- "Secondary Market Annuities" ARE NOT annuities. They are structured settlement payment rights as defined at IRC 5891(c)(2), which are being misrepresented as annuities. It is quite remarkable that Robert Bloink, a professor of tax in the Graduate Program of international Tax and Financial Services at San Diego's Thomas Jefferson School of Law and served as senior attorney at the IRS Office of Chief Counsel missed this, despite demonstrating in the article that they have some knowledge of IRC 5891.
- Structured settlements are by definition "settlements", the result of a negotiated compromise or so-called "meeting of the minds" [ Contracts 101 professors?] A defendant IS NOT found liable. In fact many settlement documents expressly state that the Defendant is not admitting liability.
- Settlement agreements are between parties to a lawsuit not with the Court. Note that a minor's or infant's settlement, or wrongful death case may require judicial approval of the settlement.
"The court approval process is necessary because, while the plaintiff has received the right to income under the annuity, the defendant technically owns the annuity contract. Through this process, the parties enter into an assignment agreement that is presented to the court, which will approve or deny the transfer based on whether it is in the transferring plaintiff’s best interests".
- The Defendant "technically" (or actually) does not own the annuity contract, the qualified assignment company does, in most cases.

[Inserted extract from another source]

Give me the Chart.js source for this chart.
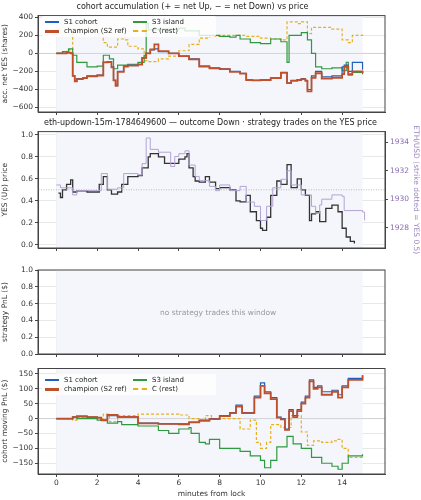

- The assignment agreement entered into as part of a structured settlement factoring transaction is not the same as a qualified assignment used at the time the structured settlement is created in the first place, to resolve a lawsuit or dispute.
Is a plaintiff still a "plaintiff", or a "payee" or "payment recipient", years after a legal case is settled and the action has been withdrawn or discontinued with prejudice?
"A secondary market annuity is often able to provide the client with a higher-than-average interest rate because the selling plaintiff typically must sell his income rights at a discount. The interest paid out under the contract, however, is governed by the original contract terms, which may provide for a rate that is much higher than today’s market averages"
- The annuity that is purchased under the structured settlement remains in place with the same owner, usually the qualified assignment company.
- Some sellers only sell a portion of their structured settlement payment rights.
- The effective interest rate to the investor in structured settlement payment rights is as good as a calculation on a software program called T-Value and how much the originator can get away with and still achieve judicial approval of the structured settlement transfer.
- Questions of whether statutory protections apply to investors in structured settlement payment rights in the event of insolvency oif the obligor or annuity issuer.
- Exposure to fraud risk that does not exist when one buys a regulated insurance product.
- Risk that a deal could unwind if the structured settlement transfer was later deemed to have not complied with a structured settlement transfer act. Could that leave and investor in structured settlement payment rights holding the bag? Read up on the Cathy Brenston v Settlement Funding case in Illinois and my blog posts about forum shopping. That may be just the tip of the iceberg despite what "cheerleading" certain "secondary market annuity" players may give.
- Buying serviced paper means a reliance on a go-between instead of directly with the annuity issuer.
- Structured settlement payment rights acquired in the secondary market are highly illiquid, while most regular annuities have liquidity features. Even the original structured settlement recipient has more liquidity than an investor.